§ SHORT TASK
Return only the lines from the top of the data down to the one that holds "100, 99.7, 100, 99.9]", both included, without any pictures.

-- START OF GIVEN MATERIAL --

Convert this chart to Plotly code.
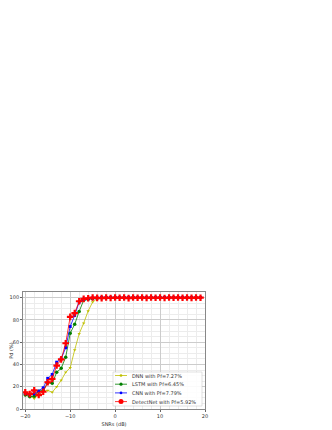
import plotly.graph_objects as go

snr = list(range(-20, 20))

dnn = [12.5, 11.6, 9.5, 12.5, 16, 16.7, 15, 20, 25.7, 33, 37, 53, 67.5, 77, 88, 96, 99, 99.7] + [100] * 22
lstm = [12.5, 11, 11.5, 16, 16.5, 23.6, 23, 33, 36.5, 46.5, 68, 76, 87.5, 97.6, 98.5, 99, 99.5, 99.8] + [100] * 22
cnn = [14, 13, 13.7, 16, 19, 27.5, 31, 42, 45, 55, 74, 84, 96, 98.5, 99, 99.7, 99.8, 100] + [100] * 22
detect = [15, 13.4, 16.7, 12.5, 15.5, 24, 27, 39, 44.5, 59, 82.7, 86, 96.7, 98.8, 99.4, 100, 99.7, 99.5,
          100, 99.6, 100, 99.8, 100, 99.5, 100, 99.8, 100, 99.7, 100, 99.8, 100, 99.6, 100, 99.9, 100, 99.8,
          100, 99.7, 100, 99.9]

names = ["DNN with Pf=7.27%", "LSTM with Pf=6.45%", "CNN with Pf=7.79%", "DetectNet with Pf=5.92%"]
series = [dnn, lstm, cnn, detect]
colors = ["#bfbf00", "#008000", "#0000ff", "#ff0000"]
symbols = ["triangle-down", "circle", "square", "cross"]
sizes = [3, 3.5, 3, 5.5]

# page body has an 8px margin; target plot area in page pixels: x 23..205, y 292..409
OFF = 8
W, H = 324, 422
L, R, T, B = 23 - OFF, OFF + W - 205, 292 - OFF, OFF + H - 409
pw, ph = W - L - R, H - T - B

def paper_x(px):
    return (px - OFF - L) / pw

def paper_y(py):
    return (OFF + H - B - py) / ph

fig = go.Figure()
for n, y, c, s, sz in zip(names, series, colors, symbols, sizes):
    fig.add_trace(go.Scatter(x=snr, y=y, name=n, mode="lines+markers", showlegend=False,
                             line=dict(color=c, width=0.8),
                             marker=dict(color=c, symbol=s, size=sz, line=dict(width=0))))

# custom compact legend (page pixel positions)
fig.add_shape(type="rect", xref="paper", yref="paper", x0=paper_x(113), y0=paper_y(406),
              x1=paper_x(202), y1=paper_y(372),
              line=dict(color="#cccccc", width=0.6), fillcolor="rgba(255,255,255,0.9)", layer="above")
rows = [375.5, 384.2, 392.9, 401.6]
for n, c, s, sz, ry in zip(names, colors, symbols, sizes, rows):
    fig.add_shape(type="line", xref="paper", yref="paper", x0=paper_x(115), x1=paper_x(127),
                  y0=paper_y(ry), y1=paper_y(ry), line=dict(color=c, width=0.8), layer="above")
    r = sz / 2.2
    fig.add_shape(type="circle", xref="paper", yref="paper",
                  x0=paper_x(121 - r), x1=paper_x(121 + r),
                  y0=paper_y(ry + r), y1=paper_y(ry - r),
                  line=dict(width=0), fillcolor=c, layer="above")
    fig.add_annotation(x=paper_x(130), y=paper_y(ry), xref="paper", yref="paper", text=n,
                       showarrow=False, xanchor="left", yanchor="middle",
                       font=dict(size=5, family="DejaVu Sans", color="#333333"))

axis_common = dict(showline=True, linecolor="#888888", linewidth=0.8, mirror=True,
                   gridcolor="#cccccc", gridwidth=0.6, zeroline=False, automargin=False,
                   ticks="outside", ticklen=2, tickcolor="#666666",
                   tickfont=dict(size=5, family="DejaVu Sans", color="#333333"))
fig.update_xaxes(range=[-20.5, 20], dtick=10, tick0=0,
                 minor=dict(dtick=2, showgrid=True, gridcolor="#ececec", gridwidth=0.5),
                 title=dict(text="SNRs (dB)", font=dict(size=5, family="DejaVu Sans", color="#333333"), standoff=4),
                 **axis_common)
fig.update_yaxes(range=[0, 105], dtick=20, tick0=0,
                 minor=dict(dtick=5, showgrid=True, gridcolor="#ececec", gridwidth=0.5),
                 title=dict(text="Pd (%)", font=dict(size=5, family="DejaVu Sans", color="#333333"), standoff=3),
                 **axis_common)
fig.update_layout(width=W, height=H, margin=dict(l=L, r=R, t=T, b=B, autoexpand=False),
                  plot_bgcolor="white", paper_bgcolor="white", showlegend=False)
fig.write_html("out.html")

-- END OF GIVEN MATERIAL --

§ OUTPUT FOR THIS TASK
Convert this chart to Plotly code.
import plotly.graph_objects as go

snr = list(range(-20, 20))

dnn = [12.5, 11.6, 9.5, 12.5, 16, 16.7, 15, 20, 25.7, 33, 37, 53, 67.5, 77, 88, 96, 99, 99.7] + [100] * 22
lstm = [12.5, 11, 11.5, 16, 16.5, 23.6, 23, 33, 36.5, 46.5, 68, 76, 87.5, 97.6, 98.5, 99, 99.5, 99.8] + [100] * 22
cnn = [14, 13, 13.7, 16, 19, 27.5, 31, 42, 45, 55, 74, 84, 96, 98.5, 99, 99.7, 99.8, 100] + [100] * 22
detect = [15, 13.4, 16.7, 12.5, 15.5, 24, 27, 39, 44.5, 59, 82.7, 86, 96.7, 98.8, 99.4, 100, 99.7, 99.5,
          100, 99.6, 100, 99.8, 100, 99.5, 100, 99.8, 100, 99.7, 100, 99.8, 100, 99.6, 100, 99.9, 100, 99.8,
          100, 99.7, 100, 99.9]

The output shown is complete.